Blogs / GRU Neural Network: Architecture, Applications, and Advantages

GRU Neural Network: Architecture, Applications, and Advantages

December 8, 2024

شبکه عصبی GRU: معماری، کاربردها و مزایا

Introduction

Recurrent Neural Networks (RNNs) excel at modeling sequential data such as text, audio, and time series. However, traditional RNNs suffer from vanishing gradient and exploding gradient issues, making it difficult to learn long-term dependencies. To address these problems, advanced architectures like LSTM (Long Short-Term Memory) and GRU (Gated Recurrent Unit) have been developed.
The GRU neural network is a type of RNN designed for sequential data, distinguished by a simpler architecture compared to LSTM. GRU often achieves strong performance on complex tasks while requiring less computation time.
This article explores the GRU architecture, its advantages and disadvantages, applications, and differences from other RNN models.

GRU Architecture

1. GRU Structure

The GRU network was designed to overcome limitations of traditional RNNs and is similar to LSTM. While LSTM uses three gates to manage memory, GRU uses only two gates:
  • Update Gate: Determines how much of past information to retain and how much new input to add, efficiently blending old and new data.
  • Reset Gate: Controls how much past information to forget, allowing the model to focus on new inputs when old information is no longer relevant.
This simpler architecture reduces computational complexity compared to LSTM while maintaining strong performance.

2. Learning Process in GRU

During training, sequential inputs are fed into the GRU, and the model decides how much past state to keep and how much new information to integrate. This allows the GRU to learn long-term dependencies and make accurate predictions. For example, in natural language processing, GRU can capture sentence structure and semantic relationships to generate coherent responses.

GRU vs. LSTM

Although both GRU and LSTM address RNN limitations, they differ in ways that make one preferable over the other in certain tasks:
  • Gates: LSTM uses three gates, while GRU uses two, resulting in faster computation for GRU.
  • Memory: LSTM can store information for longer periods, whereas GRU’s simpler structure may sometimes limit long-term dependency learning.
  • Performance: GRU often matches LSTM’s performance and, due to its simpler design, trains faster—ideal for scenarios where training speed is critical.

Advantages of GRU

1. Simplicity and Speed

GRU’s simpler architecture means fewer parameters and less computation than LSTM, leading to faster training—particularly advantageous with large datasets.

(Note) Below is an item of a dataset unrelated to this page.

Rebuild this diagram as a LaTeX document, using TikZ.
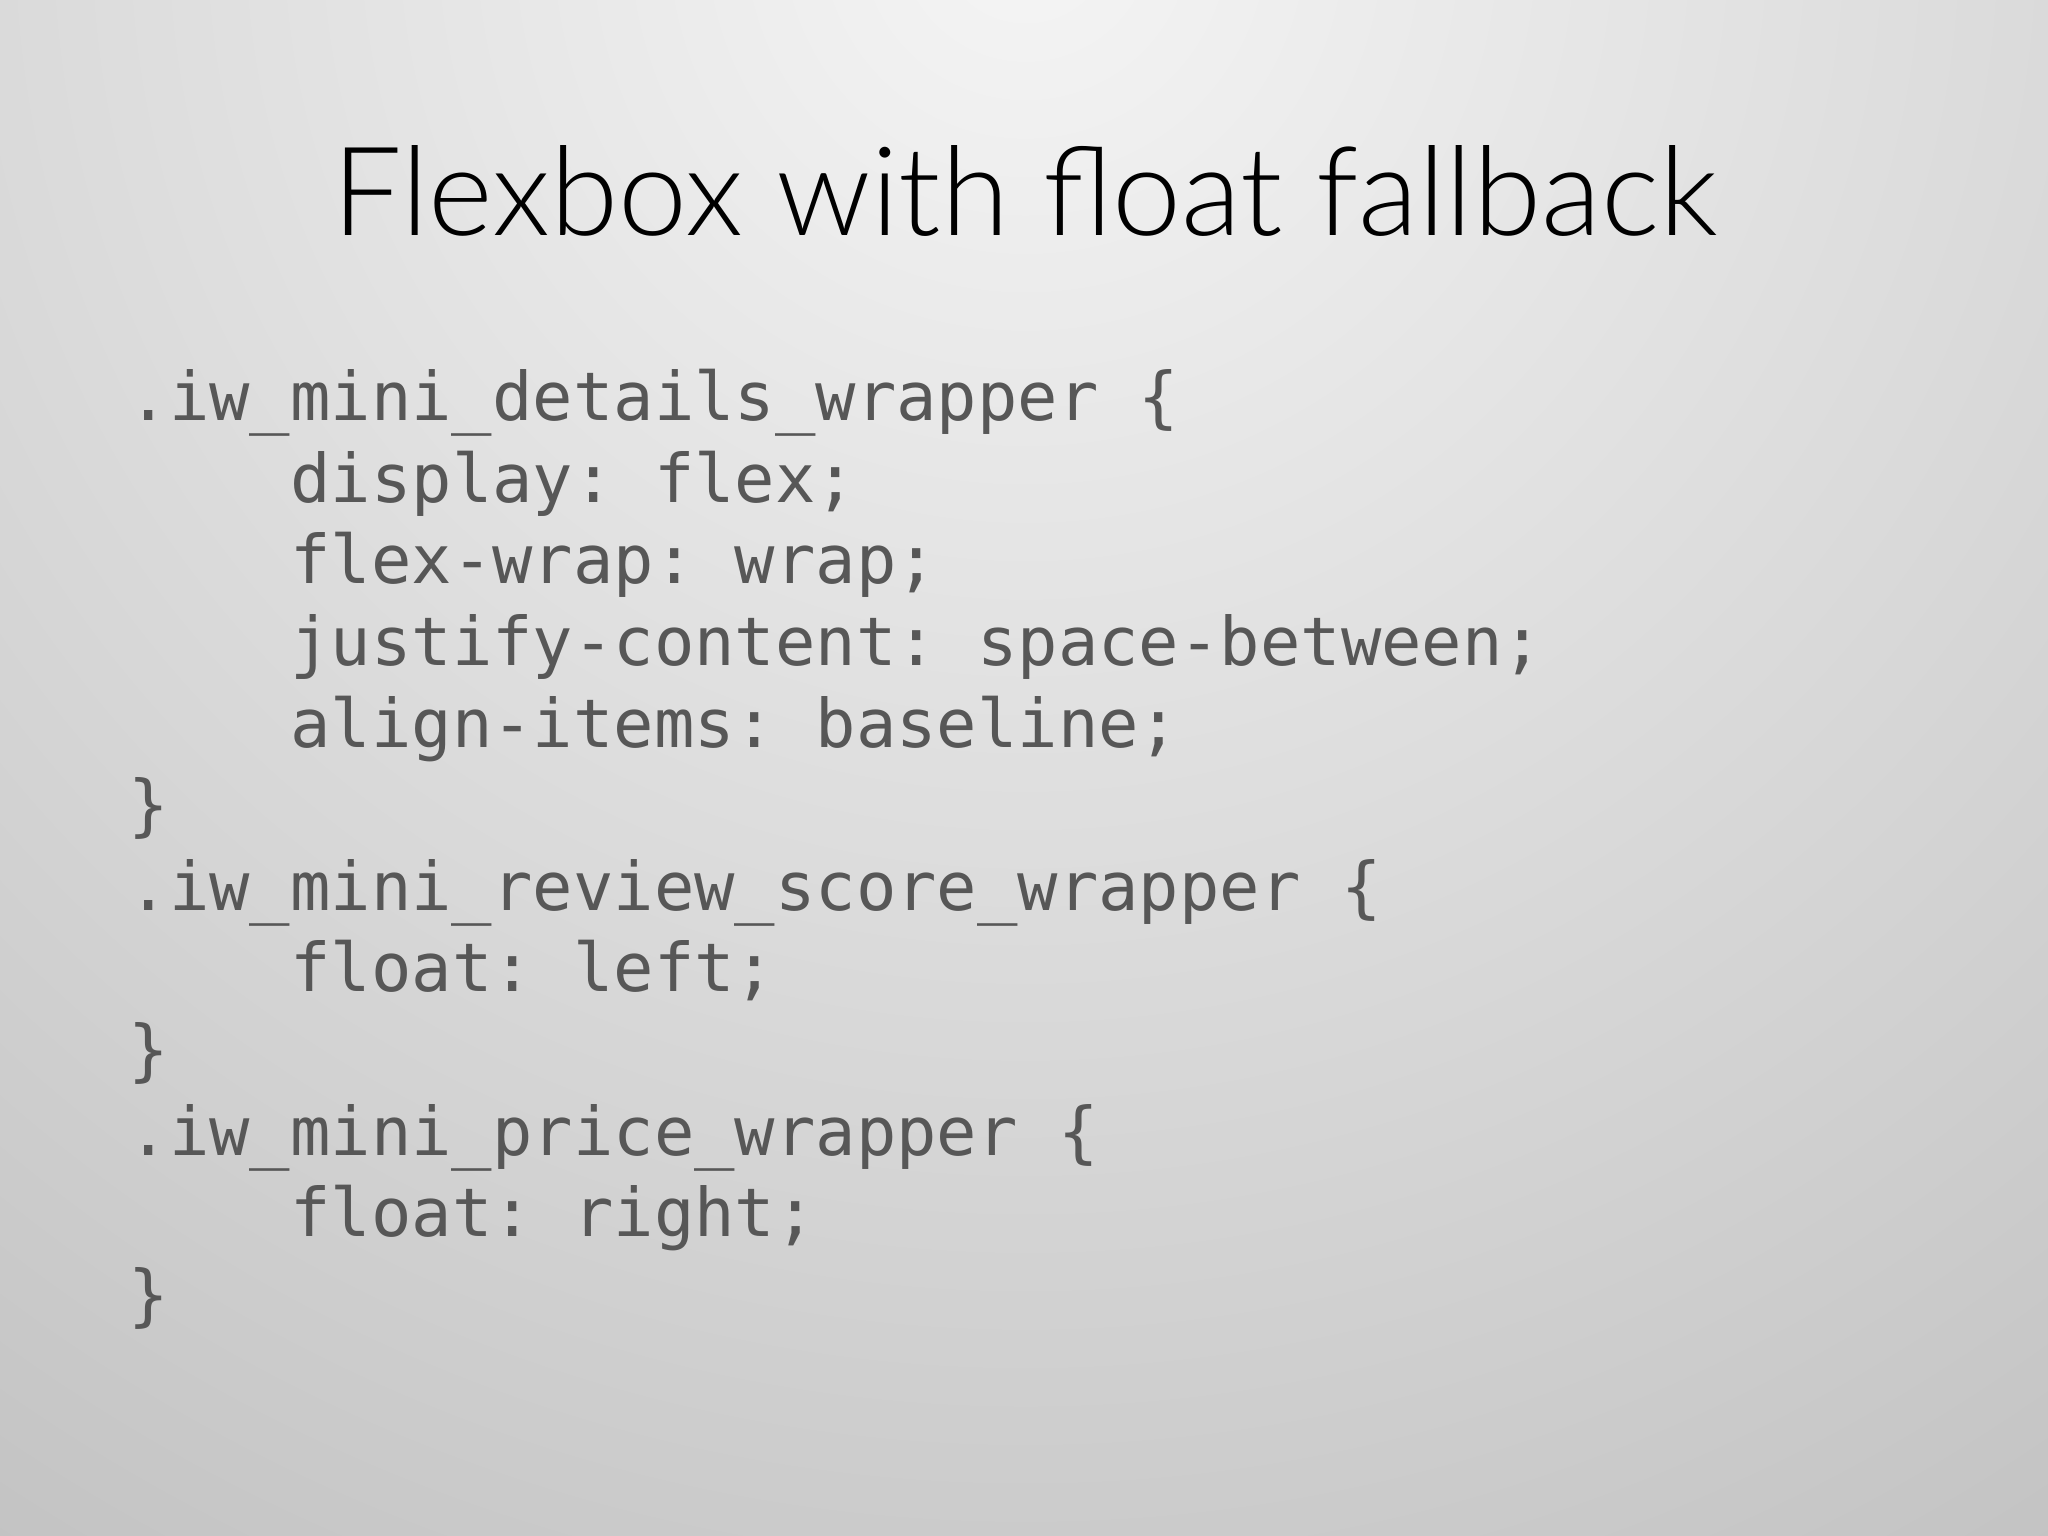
\documentclass[tikz,border=0pt]{standalone}
\usepackage{fontspec}
\setmonofont{DejaVu Sans Mono}
\newfontfamily\titlefont{Lato Light}
\begin{document}
\begin{tikzpicture}[x=0.013061cm,y=-0.013061cm,
  code/.style={anchor=base west,inner sep=0,text=black!66,font=\ttfamily\fontsize{19.1}{23}\selectfont}]
\useasboundingbox (0,0) rectangle (1568,1176);
\begin{scope}
\clip (0,0) rectangle (1568,1176);
\shade[inner color=black!4,outer color=black!24,shading=radial] (785,-50) circle (1500);
\end{scope}
\node[anchor=base,inner sep=0,font=\titlefont\fontsize{35.2}{42}\selectfont] (title) at (785,180) {Flexbox with float fallback};
\foreach \t [count=\i] in {{.iw\_mini\_details\_wrapper \{},
{\ \ \ \ display: flex;},
{\ \ \ \ flex-wrap: wrap;},
{\ \ \ \ justify-content: space-between;},
{\ \ \ \ align-items: baseline;},
{\}},
{.iw\_mini\_review\_score\_wrapper \{},
{\ \ \ \ float: left;},
{\}},
{.iw\_mini\_price\_wrapper \{},
{\ \ \ \ float: right;},
{\}}}
  \node[code] (l\i) at (98,{322+62.5*(\i-1)}) {\t};
\end{tikzpicture}
\end{document}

2. Long-Term Dependency Modeling

Despite its simplicity, GRU effectively models long-term dependencies in sequential data, making it suitable for time-dependent tasks.

3. Faster Convergence

GRU typically converges faster during training than LSTM, making it preferable in resource-constrained environments.

4. Reduced Overfitting

With fewer parameters than LSTM, GRU is less prone to overfitting, improving robustness on noisy data.

Applications of GRU

GRU networks are widely used due to their efficiency and simplicity. Key applications include:

1. Natural Language Processing (NLP)

GRU is used in machine translation, sentiment analysis, conversational modeling, and text generation, thanks to its ability to capture sequential dependencies and semantic relationships.

2. Time Series Forecasting

For stock price prediction, energy demand, or weather forecasting, GRU leverages past data for efficient and accurate future projections.

3. Speech Recognition

GRU models convert audio signals to text in voice assistants and speech-to-text applications.

4. Activity Recognition

GRU analyzes motion patterns for activity detection in sports, healthcare, and wearable devices.

5. Recommendation Systems

In personalized recommendation platforms, GRU learns user behavior sequences to deliver accurate content suggestions.

Challenges and Limitations of GRU

While GRU offers notable benefits, it has limitations:

1. Long-Term Dependency Limitations

GRU may struggle with very long-term dependencies compared to LSTM in some scenarios.

2. Large Data Requirements

Like other deep learning models, GRU needs substantial training data; insufficient data can reduce accuracy.

Conclusion

The GRU neural network is a pivotal RNN variant valued for its simplicity and effectiveness in many machine learning and deep learning tasks. Its ability to process sequential data and learn temporal dependencies makes it successful in applications like NLP, time series forecasting, and speech recognition.
Although GRU may sometimes underperform LSTM in capturing very long dependencies, its faster training and reduced complexity make it the preferred choice for many real-world tasks.